Seasonal Operations-Profit Analysis

There are many beautiful areas of the world where tourists flock for the peak season. Heavy volume may last for 3 months at the beach resorts, 4 to 8 months at the golf and ski resorts. During the busy season, it's important to cover the annual costs of management, fixed asset maintenance and financial expenses, and all other fixed monthly payments.

As an example, let's say we have a manager with a base salary of $52,000 and fringe benefits of 20%. This manager works year round and is paid equally throughout the year. Our imaginary resort has a 13 week peak during which room rates and visitor counts balloon. The peak season produces 75% of annual revenue.

For financial reporting, the books will reflect his weekly expense of $1,200. If the wizards keep a separate set of management accounting records, they would see he actually costs $3,600 per week during the peak. Conversely, he's worth about $400 per week during the slow period.

Most managers will take their vacations during the slow period. Often they will be permitted to work fewer days each week. On the other hand, I have seen seasonal operations where these key people are burned out during the slow season filling in gaps left by hourly workers. These unfortunate managers log lots of overtime during unprofitable times and then work round the clock during the peak.

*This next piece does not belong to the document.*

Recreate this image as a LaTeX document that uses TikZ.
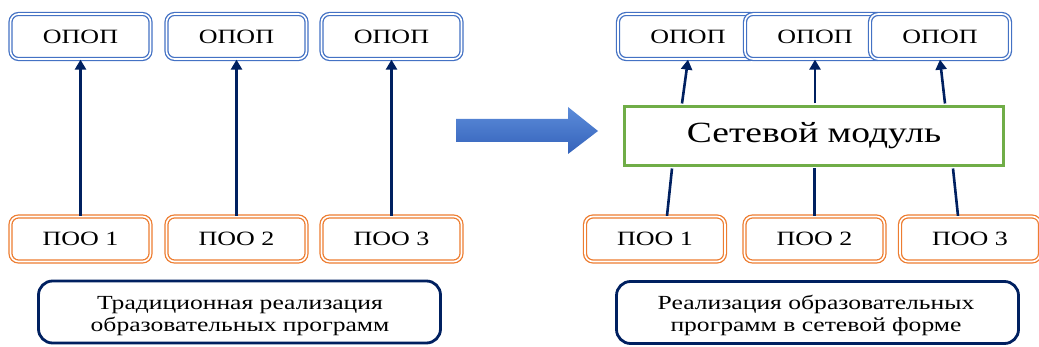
\documentclass[tikz,border=0pt]{standalone}
\usepackage{fontspec}
\setmainfont{Liberation Serif}[FakeStretch=1.28]
\usetikzlibrary{arrows.meta,calc}
\definecolor{bbox}{RGB}{68,114,196}
\definecolor{obox}{RGB}{237,125,49}
\definecolor{navy}{RGB}{0,32,96}
\definecolor{gbox}{RGB}{112,173,71}
\definecolor{arrtop}{RGB}{92,140,218}
\definecolor{arrbot}{RGB}{52,98,186}
\begin{document}
\begin{tikzpicture}[x=1pt,y=-1pt,
  dbl/.style={draw=#1, double=white, line width=1.3pt, double distance=1.6pt,
    rounded corners=8pt, fill=white, minimum width=140pt, minimum height=45pt,
    inner sep=0pt, font=\fontsize{20.3}{22}\selectfont},
  capbox/.style={draw=navy, line width=2.8pt, rounded corners=14pt, fill=white,
    minimum width=402pt, minimum height=62pt, inner sep=0pt, align=center,
    font=\fontsize{20}{22}\selectfont},
  captxt/.style={inner sep=0pt, align=center, font=\fontsize{20}{22}\selectfont},
  modbox/.style={draw=gbox, line width=3pt, fill=white, minimum width=379pt,
    minimum height=59pt, inner sep=0pt, font=\fontsize{29.3}{32}\selectfont},
  arr/.style={draw=navy, line width=2.6pt, -{Triangle[width=11pt,length=10pt]}},
  lnk/.style={draw=navy, line width=2.6pt}
]
\useasboundingbox (0,0) rectangle (1039,347);

% left side
\node[dbl=bbox] (lo1) at (80.5,36.5) {ОПОП};
\node[dbl=bbox] (lo2) at (236.5,36.5) {ОПОП};
\node[dbl=bbox] (lo3) at (391.5,36.5) {ОПОП};
\node[dbl=obox] (lp1) at (80.5,239) {ПОО 1};
\node[dbl=obox] (lp2) at (236.5,239) {ПОО 2};
\node[dbl=obox] (lp3) at (391.5,239) {ПОО 3};
\draw[arr] (lp1.north) -- (lo1.south);
\draw[arr] (lp2.north) -- (lo2.south);
\draw[arr] (lp3.north) -- (lo3.south);
\node[capbox] (lcap) at (239.5,312) {};
\node[captxt] (lcaptxt) at (240,316) {Традиционная реализация\\образовательных программ};

% big arrow
\shade[top color=arrtop, bottom color=arrbot]
  (456,119) -- (568,119) -- (568,107) -- (598,131) -- (568,154) -- (568,142) -- (456,142) -- cycle;

% right side
\node[dbl=bbox] (ro1) at (688,36.5) {ОПОП};
\node[dbl=bbox] (ro2) at (815,36.5) {ОПОП};
\node[dbl=bbox] (ro3) at (940,36.5) {ОПОП};
\node[modbox] (mod) at (814,136) {Сетевой модуль};
\node[dbl=obox] (rp1) at (655,239) {ПОО 1};
\node[dbl=obox] (rp2) at (814.5,239) {ПОО 2};
\node[dbl=obox] (rp3) at (970,239) {ПОО 3};
\draw[arr] ($(mod.north west)+(59,-1.5)$) -- (ro1.south);
\draw[arr] ($(mod.north)+(1,-1.5)$) -- (ro2.south);
\draw[arr] ($(mod.north east)+(-60,-1.5)$) -- (ro3.south);
\draw[lnk] ($(rp1.north)+(12,0)$) -- ($(mod.south west)+(49,1.5)$);
\draw[lnk] (rp2.north) -- ($(mod.south)+(0.5,1.5)$);
\draw[lnk] ($(rp3.north)+(-12,0)$) -- ($(mod.south east)+(-52,1.5)$);
\node[capbox] (rcap) at (817.5,312.5) {};
\node[captxt] (rcaptxt) at (816,315) {Реализация образовательных\\программ в сетевой форме};
\end{tikzpicture}
\end{document}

Regardless of how you view the manager's role, it's important to realize the peak months are not as good as they seem. The slow months are not the disasters they appear to be either.

You would not even open your doors or hire one person if it were not for the opportunity during the peak season. By charging your fixed expenses to the cost based on volume, you can spot weak spots during peak times*.

Two bad weeks during the peak can become a catastrophe for many resorts. You read articles on places where you can't get a seat for dinner unless you camp out overnight going Chapter 11. Owners tend to spend money too liberally during the peak times. They see huge profits regardless of a few slips.

* Special Note: Do not perform these allocations on the formal set of accounting records. These are for operations management review only.